Every once in a while, I get to sound like a royal arse in front of a customer by saying something “I know” to be true about Pentaho that isn’t. Usually, this is a REALLY good thing because it’s usually some limitation, or Gotcha that existed in the product that has magically disappeared with the latest release. The danger of open source is that these things can change underneath you quickly, without any official fan fare and leave you looking like a total dolt at a customer site. Bad for consultants like me who are constantly having to keep up with extraordinarily fast product development. Good for customers because they get extraordinarily fast product development.
One of these experiences, which I was absolutely THRILLED to look like a dolt about, was
“If you use variables for database connection information, the password will be clear text in kettle.properties.”
A huge issue for many security conscious institutions. Customers were faced with a choice: use variables which centrally manages the connection information to a database (good thing) but then the password is clear text (bad thing). No longer!
Our good friend Sven quietly committed this little gem nearly 18 months ago.
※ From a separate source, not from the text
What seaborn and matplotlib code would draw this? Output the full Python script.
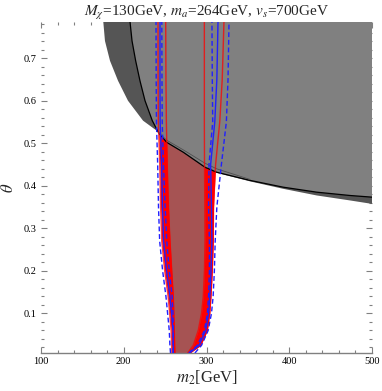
import numpy as np
import pandas as pd
import seaborn as sns
import matplotlib
matplotlib.use("Agg")
import matplotlib.pyplot as plt
from matplotlib.ticker import MultipleLocator

# ---- data ----
theta = [0.007, 0.025, 0.06, 0.10, 0.14, 0.20, 0.27, 0.35, 0.45, 0.55, 0.65, 0.785]
red_left = [258.1, 257.8, 257.2, 255.5, 253.6, 249.5, 245.9, 244.5, 243.5, 241.8, 241.5, 241.4]
brown_left = [261.9, 261.5, 261.1, 260.5, 259.9, 258.0, 255.9, 254.0, 252.5, 251.5, 251.0, 250.7]
brown_right = [277.3, 284.0, 290.0, 294.0, 296.1, 297.5, 298.2, 298.0, 297.6, 297.4, 297.4, 297.4]
red_right = [280.1, 293.0, 301.0, 304.0, 305.4, 307.0, 308.2, 308.5, 311.0, 316.0, 319.0, 321.1]
blue_left = [260.0, 259.8, 259.5, 257.8, 255.8, 251.8, 248.2, 246.8, 245.8, 244.0, 243.8, 243.8]
blue_right = [279.5, 291.0, 299.0, 302.5, 304.0, 305.5, 306.5, 306.0, 305.0, 310.0, 312.5, 313.9]
dash_left_out = [256.5, 255.8, 255.0, 253.0, 251.0, 247.0, 243.4, 242.0, 241.0, 239.5, 239.2, 239.0]
dash_left_in = [259.5, 259.8, 260.0, 259.5, 258.5, 255.0, 252.0, 250.0, 248.0, 246.5, 246.2, 246.0]
dash_right_in = [278.5, 289.0, 297.5, 301.0, 302.5, 303.5, 303.5, 302.5, 303.0, 307.5, 307.0, 306.6]
dash_right_out = [286.0, 294.0, 302.0, 306.0, 308.0, 309.5, 310.5, 312.5, 318.0, 324.0, 326.0, 327.2]

# exclusion region boundaries (top-left -> cusp -> right edge)
excl_outer_m2 = [175.3, 177.3, 183.4, 193.1, 205.1, 223.3, 240.2, 241.8,
                 251.9, 272.0, 298.2, 312.3, 352.6, 392.8, 433.2, 473.4, 500.0]
excl_outer_theta = [0.785, 0.7405, 0.6937, 0.6468, 0.600, 0.5531, 0.5290, 0.5256,
                    0.5015, 0.4780, 0.4425, 0.4305, 0.4104, 0.3929, 0.3773, 0.3656, 0.3575]
excl_inner_m2 = [207.6, 210.0, 214.4, 219.6, 225.7, 234.5, 241.8,
                 251.9, 272.0, 298.2, 312.3, 352.6, 392.8, 433.2, 473.4, 500.0]
excl_inner_theta = [0.785, 0.7405, 0.6937, 0.6468, 0.600, 0.5531, 0.5256,
                    0.5022, 0.4788, 0.4436, 0.4319, 0.4127, 0.3967, 0.3850, 0.3772, 0.3733]
aux_m2 = [241.8, 252.0, 272.0, 298.2, 312.3, 352.6]
aux_theta = [0.5256, 0.5070, 0.4844, 0.4530, 0.4399, 0.4150]

x_ticks = [100, 200, 300, 400, 500]
y_ticks = [0.1, 0.2, 0.3, 0.4, 0.5, 0.6, 0.7]

# ---- style ----
sns.set_theme(style="white")
plt.rcParams["font.family"] = ["Liberation Serif", "DejaVu Serif"]
plt.rcParams["mathtext.fontset"] = "stix"

fig = plt.figure(figsize=(3.82, 3.91), dpi=100)
ax = fig.add_axes([41 / 382, 1 - 353 / 391, 331 / 382, 331 / 391])

# fills
ax.fill_betweenx(theta, red_left, red_right, color="#ff0000", lw=0, zorder=1)
ax.fill_betweenx(theta, brown_left, brown_right, color="#a65353", lw=0, zorder=2)

ax.fill(excl_outer_m2 + [500.0], excl_outer_theta + [0.785], color="#555555", lw=0, zorder=3)
ax.fill(excl_inner_m2 + [500.0], excl_inner_theta + [0.785], color="#808080", lw=0, zorder=4)


def curve(xs, ys, **kw):
    d = pd.DataFrame({"m2": xs, "theta": ys})
    sns.lineplot(data=d, x="m2", y="theta", sort=False, estimator=None, ax=ax, **kw)


curve(excl_inner_m2, excl_inner_theta, color="black", lw=0.9, zorder=5)
curve(aux_m2, aux_theta, color="#505050", lw=0.6, zorder=5)

for xs in (red_left, brown_left, brown_right, red_right):
    curve(xs, theta, color="#ff0000", alpha=0.75, lw=1.0, zorder=6)
for xs in (blue_left, blue_right):
    curve(xs, theta, color="#2020ff", lw=1.0, zorder=7)
for xs in (dash_left_out, dash_left_in, dash_right_in, dash_right_out):
    curve(xs, theta, color="#2020ff", lw=1.0, dashes=(3.5, 2.0), zorder=7)

ax.set_xlim(100, 500)
ax.set_ylim(0.007, 0.785)
ax.set_xticks(x_ticks)
ax.set_yticks(y_ticks)
ax.set_xticklabels([str(v) for v in x_ticks])
ax.set_yticklabels([f"{v:.1f}" for v in y_ticks])
ax.xaxis.set_minor_locator(MultipleLocator(20))
ax.yaxis.set_minor_locator(MultipleLocator(0.02))
ax.tick_params(which="both", direction="in", top=True, right=True, bottom=True, left=True,
               colors="#808080", labelcolor="black", labelsize=7.5, width=0.8)
ax.tick_params(which="major", length=4, pad=3)
ax.tick_params(which="minor", length=2.2)

for s in ("top", "left", "right"):
    ax.spines[s].set_visible(False)
ax.spines["bottom"].set_color("#808080")
ax.spines["bottom"].set_linewidth(1.0)
ax.set_facecolor("white")

ax.set_xlabel(r"$m_2$[GeV]", fontsize=12, labelpad=2)
ax.set_ylabel(r"$\theta$", fontsize=12, labelpad=5)
ax.set_title(r"$M_\chi$=130GeV, $m_a$=264GeV, $v_s$=700GeV", fontsize=11, pad=3)

fig.savefig("out.png", dpi=100)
It’s been in the product since 3.0.2! It allows encrypted variables to be decrypted in the password field for database connections.
Let’s test it out… our goal here is to make sure we can get a string “Encrypted jasiodfjasodifjaosdifjaodfj” which is a simple encrypted version of the password to be set as a regular ole variable but then be used as the “password” of a database connection.
We have a transformation that will set the variables, and then we’ll use that variable in the next transformation.
The first one sets the variable ${ENCRYPTED_PASSWORD} from a text file. This string would be “lifted” from a .ktr after having been saved that represents the encrypted password.
Then we use it in the next transformation and select from a database, and outputs the list of tables in the database to a text file.
Output – works like a charm!
Customers can now have the best of both worlds. Centralize their variables for host/user/password using variables (including, kettle.properties) and keep those passwords away from casual hackers. I say casual because PDI is open source so in order for someone to decrypted a password they only need know Java, and know where to find PDI SVN. 🙂
As always, example attached: encrypted_variables.zip
So, by “security concious institution”, you meant “people clueless about how to read a lightly obfuscated field”?
OSMA – that’s precisely what I meant. 🙂 It’s meant to keep honest people honest not secure the system.
If you want to really secure the connections, use JNDI so that Kettle knows NOTHING about the passwords. We simply ask for a connection and someone else sorts out that stuff. I’ve also seen one customer write their own custom .jars to handle password management and get the password in a bootstrapping xform (similar to the first xform above) so that the password is only ever stored in memory at runtime.
There are ways to *actually* secure it but the above isn’t one of ’em.